To be done
Your task is to output the listing word for word, with pictures excluded.

Collected material
---*---
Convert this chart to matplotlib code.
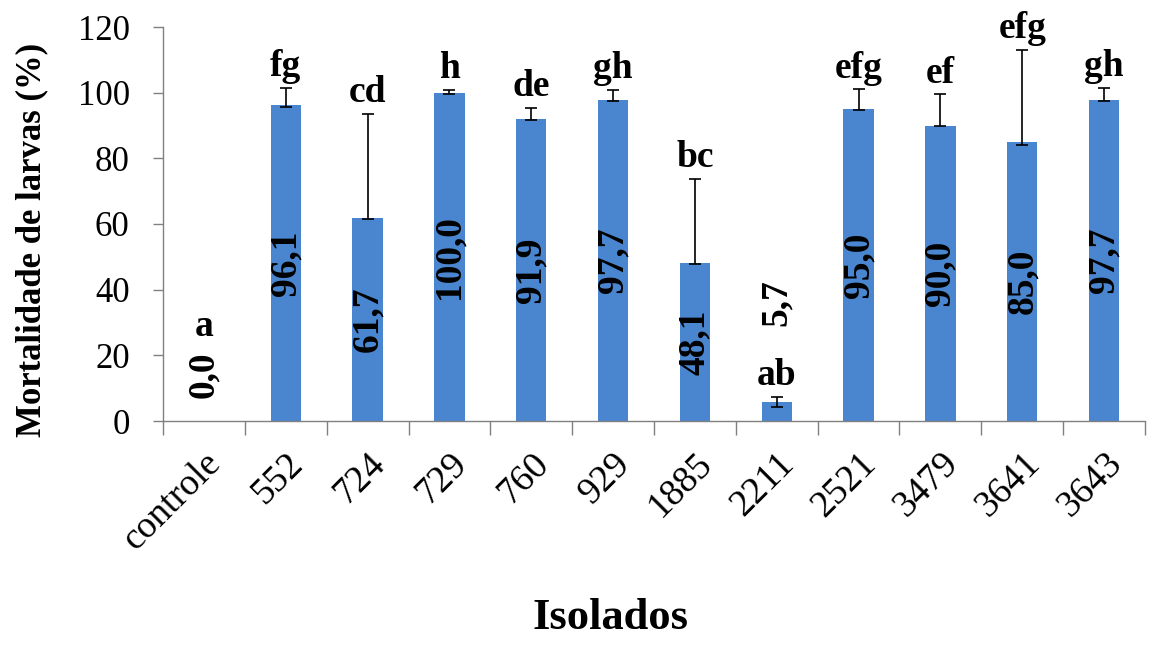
import matplotlib
matplotlib.use("Agg")
import matplotlib.pyplot as plt
import numpy as np

# Larval mortality per isolate
isolados = ["controle", "552", "724", "729", "760", "929", "1885",
            "2211", "2521", "3479", "3641", "3643"]
mortalidade = [0.0, 96.1, 61.7, 100.0, 91.9, 97.7, 48.1,
               5.7, 95.0, 90.0, 85.0, 97.7]
erro_sup = [0.0, 5.3, 31.8, 0.8, 3.4, 3.1, 25.7,
            1.6, 6.0, 9.5, 28.0, 3.8]
erro_inf = [0.0, 0.4, 0.3, 0.4, 0.3, 0.3, 0.3,
            1.4, 0.3, 0.3, 0.9, 0.3]
letras = ["a", "fg", "cd", "h", "de", "gh", "bc",
          "ab", "efg", "ef", "efg", "gh"]
yticks = [0, 20, 40, 60, 80, 100, 120]

plt.rcParams["font.family"] = ["Liberation Serif", "DejaVu Serif"]

fig = plt.figure(figsize=(11.52, 6.59), dpi=100)
ax = fig.add_axes([163 / 1152, 1 - 421 / 659, (1145 - 163) / 1152, (421 - 27) / 659])

x = np.arange(len(isolados))
cor = "#4a86cf"
ax.bar(x, mortalidade, width=0.37, color=cor, zorder=2)

# error bars only where the bar has a spread
com_erro = [i for i, e in enumerate(erro_sup) if e > 0]
ax.errorbar([x[i] for i in com_erro], [mortalidade[i] for i in com_erro],
            yerr=[[erro_inf[i] for i in com_erro], [erro_sup[i] for i in com_erro]],
            fmt="none", ecolor="black", elinewidth=1.2, capsize=4.5,
            capthick=1.2, zorder=3)

def fmt(v):
    return f"{v:.1f}".replace(".", ",")

VAL_FS = 27
LET_FS = 27

for i, (v, e, l) in enumerate(zip(mortalidade, erro_sup, letras)):
    topo = v + e
    if v >= 20:
        # value written inside the bar, letter above the error bar
        ax.text(i, v / 2, fmt(v), rotation=90, ha="center", va="center",
                fontsize=VAL_FS, fontweight="bold", zorder=4)
        ax.annotate(l, (i, topo), xytext=(0, 8.5), textcoords="offset points",
                    ha="center", va="baseline", fontsize=LET_FS, fontweight="bold")
    elif v == 0:
        # empty bar: value first, letter stacked above it
        ax.text(i, topo + 7, fmt(v), rotation=90, ha="center", va="bottom",
                fontsize=VAL_FS, fontweight="bold")
        ax.text(i, topo + 26, l, ha="center", va="baseline",
                fontsize=LET_FS, fontweight="bold")
    else:
        # short bar: letter above the error bar, value stacked above it
        ax.annotate(l, (i, topo), xytext=(0, 8.5), textcoords="offset points",
                    ha="center", va="baseline", fontsize=LET_FS, fontweight="bold")
        ax.text(i, topo + 21.5, fmt(v), rotation=90, ha="center", va="bottom",
                fontsize=VAL_FS, fontweight="bold")

ax.set_xlim(-0.5, len(isolados) - 0.5)
ax.set_ylim(0, 120)
ax.set_yticks(yticks)
ax.set_yticklabels([str(t) for t in yticks], fontsize=25)
ax.tick_params(axis="y", length=7, width=1, color="#808080", pad=17)

# category boundaries carry the tick marks; labels sit at the centres
ax.set_xticks(np.arange(len(isolados) + 1) - 0.5)
ax.set_xticklabels([])
ax.tick_params(axis="x", length=10, width=1, color="#808080")
ax.set_xticks(x, minor=True)
ax.set_xticklabels(isolados, minor=True, rotation=45, ha="right", va="top",
                   rotation_mode="anchor", fontsize=27)
ax.tick_params(axis="x", which="minor", length=0, pad=18)

for s in ["top", "right"]:
    ax.spines[s].set_visible(False)
for s in ["left", "bottom"]:
    ax.spines[s].set_color("#808080")
    ax.spines[s].set_linewidth(1)

fig.text(32 / 1152, 1 - 240 / 659, "Mortalidade de larvas (%)", rotation=90,
         ha="center", va="center", fontsize=25, fontweight="bold")
fig.text(611 / 1152, 1 - 618 / 659, "Isolados", ha="center", va="center",
         fontsize=32, fontweight="bold")

fig.savefig("out.png", dpi=100)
---*---
Finished exercise
Convert this chart to matplotlib code.
import matplotlib
matplotlib.use("Agg")
import matplotlib.pyplot as plt
import numpy as np

# Larval mortality per isolate
isolados = ["controle", "552", "724", "729", "760", "929", "1885",
            "2211", "2521", "3479", "3641", "3643"]
mortalidade = [0.0, 96.1, 61.7, 100.0, 91.9, 97.7, 48.1,
               5.7, 95.0, 90.0, 85.0, 97.7]
erro_sup = [0.0, 5.3, 31.8, 0.8, 3.4, 3.1, 25.7,
            1.6, 6.0, 9.5, 28.0, 3.8]
erro_inf = [0.0, 0.4, 0.3, 0.4, 0.3, 0.3, 0.3,
            1.4, 0.3, 0.3, 0.9, 0.3]
letras = ["a", "fg", "cd", "h", "de", "gh", "bc",
          "ab", "efg", "ef", "efg", "gh"]
yticks = [0, 20, 40, 60, 80, 100, 120]

plt.rcParams["font.family"] = ["Liberation Serif", "DejaVu Serif"]

fig = plt.figure(figsize=(11.52, 6.59), dpi=100)
ax = fig.add_axes([163 / 1152, 1 - 421 / 659, (1145 - 163) / 1152, (421 - 27) / 659])

x = np.arange(len(isolados))
cor = "#4a86cf"
ax.bar(x, mortalidade, width=0.37, color=cor, zorder=2)

# error bars only where the bar has a spread
com_erro = [i for i, e in enumerate(erro_sup) if e > 0]
ax.errorbar([x[i] for i in com_erro], [mortalidade[i] for i in com_erro],
            yerr=[[erro_inf[i] for i in com_erro], [erro_sup[i] for i in com_erro]],
            fmt="none", ecolor="black", elinewidth=1.2, capsize=4.5,
            capthick=1.2, zorder=3)

def fmt(v):
    return f"{v:.1f}".replace(".", ",")

VAL_FS = 27
LET_FS = 27

for i, (v, e, l) in enumerate(zip(mortalidade, erro_sup, letras)):
    topo = v + e
    if v >= 20:
        # value written inside the bar, letter above the error bar
        ax.text(i, v / 2, fmt(v), rotation=90, ha="center", va="center",
                fontsize=VAL_FS, fontweight="bold", zorder=4)
        ax.annotate(l, (i, topo), xytext=(0, 8.5), textcoords="offset points",
                    ha="center", va="baseline", fontsize=LET_FS, fontweight="bold")
    elif v == 0:
        # empty bar: value first, letter stacked above it
        ax.text(i, topo + 7, fmt(v), rotation=90, ha="center", va="bottom",
                fontsize=VAL_FS, fontweight="bold")
        ax.text(i, topo + 26, l, ha="center", va="baseline",
                fontsize=LET_FS, fontweight="bold")
    else:
        # short bar: letter above the error bar, value stacked above it
        ax.annotate(l, (i, topo), xytext=(0, 8.5), textcoords="offset points",
                    ha="center", va="baseline", fontsize=LET_FS, fontweight="bold")
        ax.text(i, topo + 21.5, fmt(v), rotation=90, ha="center", va="bottom",
                fontsize=VAL_FS, fontweight="bold")

ax.set_xlim(-0.5, len(isolados) - 0.5)
ax.set_ylim(0, 120)
ax.set_yticks(yticks)
ax.set_yticklabels([str(t) for t in yticks], fontsize=25)
ax.tick_params(axis="y", length=7, width=1, color="#808080", pad=17)

# category boundaries carry the tick marks; labels sit at the centres
ax.set_xticks(np.arange(len(isolados) + 1) - 0.5)
ax.set_xticklabels([])
ax.tick_params(axis="x", length=10, width=1, color="#808080")
ax.set_xticks(x, minor=True)
ax.set_xticklabels(isolados, minor=True, rotation=45, ha="right", va="top",
                   rotation_mode="anchor", fontsize=27)
ax.tick_params(axis="x", which="minor", length=0, pad=18)

for s in ["top", "right"]:
    ax.spines[s].set_visible(False)
for s in ["left", "bottom"]:
    ax.spines[s].set_color("#808080")
    ax.spines[s].set_linewidth(1)

fig.text(32 / 1152, 1 - 240 / 659, "Mortalidade de larvas (%)", rotation=90,
         ha="center", va="center", fontsize=25, fontweight="bold")
fig.text(611 / 1152, 1 - 618 / 659, "Isolados", ha="center", va="center",
         fontsize=32, fontweight="bold")

fig.savefig("out.png", dpi=100)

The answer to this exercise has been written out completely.